There were actually three different formulations of film the Holga-Roid would accept, a color version, a black-and-white version and a different black-and-white which produced both a positive image and an actual film negative, an example of which is displayed here. (That's my old friend and former co-worker, Kendal, by the way, and I'm not making any commentary on his character by way of the double-exposed image I made.)

For me, really creative instant photography came about several years earlier, when my father received a Polaroid SX-70 camera as a promotional prize for something or other from the company that manufactured the livestock feed we sold through small family feed store in Newton, Iowa. I remembered reading somewhere the emulsion (the part where the image actually appears) remained, shall we say, fluid for anywhere from several hours to several days after the photograph was taken and could be manipulated with pencils, fingers, pointed sticks — just about anything that could be used to push, warp, distort or other wise mess with the image. 

Well, I promptly stole borrowed the SX-70 and started playing around. It was interesting, to say the least. But again, my timing was a little off and, before I could really get good at what I was attempting, Polaroid once more announced the discontinuation of film stock, this time for the SX-70. I was starting to see a disturbing pattern here.

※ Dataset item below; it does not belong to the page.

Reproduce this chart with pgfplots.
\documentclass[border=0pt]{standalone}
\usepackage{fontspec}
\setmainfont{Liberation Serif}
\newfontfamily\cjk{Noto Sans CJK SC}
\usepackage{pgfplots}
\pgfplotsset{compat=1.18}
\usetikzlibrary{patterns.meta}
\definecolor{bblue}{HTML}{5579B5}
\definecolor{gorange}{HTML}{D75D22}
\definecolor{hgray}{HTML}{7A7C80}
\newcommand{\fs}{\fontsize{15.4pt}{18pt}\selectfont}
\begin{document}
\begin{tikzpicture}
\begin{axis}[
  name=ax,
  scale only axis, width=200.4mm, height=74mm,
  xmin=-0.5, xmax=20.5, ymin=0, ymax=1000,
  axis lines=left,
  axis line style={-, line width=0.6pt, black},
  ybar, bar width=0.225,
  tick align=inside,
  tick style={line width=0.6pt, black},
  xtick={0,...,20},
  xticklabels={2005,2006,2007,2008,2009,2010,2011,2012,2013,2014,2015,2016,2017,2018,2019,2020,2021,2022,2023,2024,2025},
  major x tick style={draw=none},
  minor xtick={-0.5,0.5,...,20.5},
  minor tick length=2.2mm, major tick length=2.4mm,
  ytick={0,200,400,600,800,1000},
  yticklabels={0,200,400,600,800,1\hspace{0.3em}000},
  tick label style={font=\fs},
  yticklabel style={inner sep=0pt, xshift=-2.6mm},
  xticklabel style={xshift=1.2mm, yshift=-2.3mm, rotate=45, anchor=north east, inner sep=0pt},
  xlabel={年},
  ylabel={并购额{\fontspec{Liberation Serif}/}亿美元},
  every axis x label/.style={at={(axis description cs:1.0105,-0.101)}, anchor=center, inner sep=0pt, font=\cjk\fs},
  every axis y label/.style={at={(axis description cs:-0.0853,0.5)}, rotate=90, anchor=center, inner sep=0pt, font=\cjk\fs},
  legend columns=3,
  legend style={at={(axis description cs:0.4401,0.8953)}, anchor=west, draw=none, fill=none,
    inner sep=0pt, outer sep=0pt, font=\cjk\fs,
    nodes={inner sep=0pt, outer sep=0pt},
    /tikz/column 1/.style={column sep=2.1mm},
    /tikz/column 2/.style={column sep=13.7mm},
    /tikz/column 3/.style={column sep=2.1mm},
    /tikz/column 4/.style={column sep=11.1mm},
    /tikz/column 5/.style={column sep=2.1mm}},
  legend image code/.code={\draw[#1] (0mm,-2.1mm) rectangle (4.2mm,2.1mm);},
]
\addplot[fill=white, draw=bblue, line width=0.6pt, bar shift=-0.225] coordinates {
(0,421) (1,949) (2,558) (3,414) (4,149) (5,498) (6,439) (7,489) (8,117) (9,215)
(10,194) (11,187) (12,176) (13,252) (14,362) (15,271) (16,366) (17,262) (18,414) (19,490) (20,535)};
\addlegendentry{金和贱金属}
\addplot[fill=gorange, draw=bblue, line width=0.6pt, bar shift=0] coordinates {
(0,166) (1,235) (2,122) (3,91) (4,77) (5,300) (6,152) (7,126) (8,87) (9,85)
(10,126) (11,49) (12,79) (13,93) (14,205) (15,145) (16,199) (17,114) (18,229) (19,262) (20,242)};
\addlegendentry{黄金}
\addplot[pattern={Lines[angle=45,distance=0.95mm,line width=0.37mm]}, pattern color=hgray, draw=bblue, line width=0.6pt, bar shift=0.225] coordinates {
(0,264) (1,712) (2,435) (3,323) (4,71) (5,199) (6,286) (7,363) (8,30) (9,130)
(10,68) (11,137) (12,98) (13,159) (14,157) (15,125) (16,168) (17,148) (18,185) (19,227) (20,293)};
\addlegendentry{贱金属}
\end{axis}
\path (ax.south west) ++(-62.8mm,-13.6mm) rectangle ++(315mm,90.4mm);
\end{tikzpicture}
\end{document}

Sadly, it was a pattern which would eventually result in the closure of Dr. Lands company. I figured my play-time experimentation with Polaroid instant photography was finally a thing of the past.

But, about a year ago, as I was really getting to thinking about the Analog East Texas Project, I came across a post on the world-wide interwebs about a project which was starting up in Europe around, of all things, Polaroid instant cameras. Polaroid film production had finally succumbed to the smart phone in 2008. But an ambitious group of photographers refused to let their beloved analog instant imaging go quietly into that good night.

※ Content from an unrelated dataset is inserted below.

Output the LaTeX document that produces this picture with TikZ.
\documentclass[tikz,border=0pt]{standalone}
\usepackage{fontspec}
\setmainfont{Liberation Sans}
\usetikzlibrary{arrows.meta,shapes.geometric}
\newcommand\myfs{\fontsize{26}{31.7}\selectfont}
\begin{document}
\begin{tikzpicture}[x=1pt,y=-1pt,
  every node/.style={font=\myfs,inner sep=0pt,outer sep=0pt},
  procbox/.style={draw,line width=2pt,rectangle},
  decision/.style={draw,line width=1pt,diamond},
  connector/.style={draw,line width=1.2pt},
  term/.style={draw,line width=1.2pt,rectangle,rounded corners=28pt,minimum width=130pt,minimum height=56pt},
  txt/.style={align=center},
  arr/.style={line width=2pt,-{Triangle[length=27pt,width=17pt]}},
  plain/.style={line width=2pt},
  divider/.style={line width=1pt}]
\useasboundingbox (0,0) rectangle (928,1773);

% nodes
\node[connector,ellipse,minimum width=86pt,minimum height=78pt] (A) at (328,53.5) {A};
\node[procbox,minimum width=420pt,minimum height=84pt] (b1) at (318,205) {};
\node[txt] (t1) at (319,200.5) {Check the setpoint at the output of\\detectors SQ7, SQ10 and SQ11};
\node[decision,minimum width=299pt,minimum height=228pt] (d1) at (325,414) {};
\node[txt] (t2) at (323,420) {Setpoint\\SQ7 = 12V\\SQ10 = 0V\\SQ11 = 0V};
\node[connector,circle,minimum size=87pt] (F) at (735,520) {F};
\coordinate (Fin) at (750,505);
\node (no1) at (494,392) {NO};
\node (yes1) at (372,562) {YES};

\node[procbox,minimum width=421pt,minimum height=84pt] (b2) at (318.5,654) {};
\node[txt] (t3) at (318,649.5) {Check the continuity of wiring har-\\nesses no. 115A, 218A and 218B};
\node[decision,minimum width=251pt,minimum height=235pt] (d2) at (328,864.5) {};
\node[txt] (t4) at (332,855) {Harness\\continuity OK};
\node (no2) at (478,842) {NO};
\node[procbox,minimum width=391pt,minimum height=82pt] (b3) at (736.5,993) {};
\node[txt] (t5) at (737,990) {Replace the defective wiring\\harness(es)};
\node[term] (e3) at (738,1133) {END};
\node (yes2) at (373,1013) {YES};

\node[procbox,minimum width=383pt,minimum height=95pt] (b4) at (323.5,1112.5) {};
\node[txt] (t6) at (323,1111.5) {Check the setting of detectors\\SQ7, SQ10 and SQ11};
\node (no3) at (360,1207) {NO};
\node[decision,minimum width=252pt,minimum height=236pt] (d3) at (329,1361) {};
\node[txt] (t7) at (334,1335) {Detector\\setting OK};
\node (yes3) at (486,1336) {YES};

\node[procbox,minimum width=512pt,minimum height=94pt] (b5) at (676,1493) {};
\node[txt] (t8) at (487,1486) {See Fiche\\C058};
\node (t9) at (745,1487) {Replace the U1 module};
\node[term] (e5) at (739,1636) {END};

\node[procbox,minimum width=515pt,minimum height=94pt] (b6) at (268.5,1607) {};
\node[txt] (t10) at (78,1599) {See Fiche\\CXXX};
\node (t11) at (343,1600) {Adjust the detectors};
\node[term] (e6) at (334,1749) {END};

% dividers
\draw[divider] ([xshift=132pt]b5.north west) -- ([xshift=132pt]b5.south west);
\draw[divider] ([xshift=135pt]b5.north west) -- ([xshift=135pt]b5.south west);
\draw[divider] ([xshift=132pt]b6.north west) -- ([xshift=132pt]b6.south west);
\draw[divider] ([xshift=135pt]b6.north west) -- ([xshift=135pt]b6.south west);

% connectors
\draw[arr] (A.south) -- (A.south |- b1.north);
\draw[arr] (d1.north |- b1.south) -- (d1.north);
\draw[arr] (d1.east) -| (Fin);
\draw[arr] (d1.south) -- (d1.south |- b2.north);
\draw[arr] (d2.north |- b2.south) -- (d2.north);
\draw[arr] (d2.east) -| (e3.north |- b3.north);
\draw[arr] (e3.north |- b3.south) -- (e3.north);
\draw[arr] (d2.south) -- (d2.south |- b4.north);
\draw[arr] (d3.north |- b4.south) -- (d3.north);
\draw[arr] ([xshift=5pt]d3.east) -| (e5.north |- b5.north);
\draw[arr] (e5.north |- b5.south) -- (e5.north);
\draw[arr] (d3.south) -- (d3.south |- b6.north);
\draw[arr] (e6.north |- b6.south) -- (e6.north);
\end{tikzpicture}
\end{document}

The Impossible Project, now based in Berlin, Germany, acquired a defunct Polaroid film production plant and was determined to bring back  — in a limited fashion — instant film. Current CEO of The Impossible Project Creed O'Hanlon, in an email responding to a list of questions, told me the group couldn't bear to let the instant film they loved to go the way of the dodo.

Instant photography "is one of the few things left in this increasingly digital world that is close to alchemy," O'Hanlon said. "If you don't believe it, watch the face of a teenager when they see an instant photo process in the palm of their hand for the first time."


I quickly dusted off my old Polaroid cameras — my trusty old SX-70 and a simpler Spirit 600 — ordered a few boxes of film and started going to town. It was just as much fun as I remembered it being, just like all my other ventures so far with this project. O'Hanlon has called himself "a passionate evangelist" for the project and the return of Polaroid-based instant film to the world of photography.

It's just like every other camera and type of film I've worked with over the past year of the Analog East Texas Project. Each has its own, unique foibles and needs, its own special look and feel I just can't seem to find in digital imaging technology.

There's a real, almost visceral pleasure about the unknown aspects of analog photography for me. No matter how much film I shoot — and, believe me, I've shot a lot of film in my photographic career — there's always that sense of the unknown with each click of the shutter I just don't get from digital imaging technology.

I've said it I don't know how many times before, but by the time I started this project, digital imaging had become just that — more of a technology than a technique. And it's something I've noticed with each new — to me, at least — camera I pick up. I can think I know how a particular film is going to react to a given situation. But I can never quite be sure until I make the images, put the film through its chemical processes, and print or scan the negatives.

And that, more than anything else, is why I love analog photography. With digital, so much of what I do is controlled by software — in the camera or on the computer. With analog, I can vary the temperature of the chemistry, fiddle with the time, increase or decrease the temperature, change the exposure — all of which has an only-partially predictable affect on the final image.

The Impossible Project has managed to save the potentially thousands of instant cameras which had been relegated to the shelf or languishing in an attic. It's also rekindled the passion of old photographers like me and lit a fire under a whole new generation who are developing a passion for analog photography in general and instant analog photography in particular.

O'Hanlon perhaps said it best when I asked him what was at the core of his passion for analog photography: "The chemistry becomes a partner — and sometimes and enemy — in your creative efforts. Unlike digital, the output of which is predictable and anodyne, you have to learn to understand (the chemistry) to allow for its complexity and its simplicity. 

"The unusual reactions of its chemistry, its unpredictability, its sensitivity — it was a material you work with without expectation that it would work for you. How could you not love it?"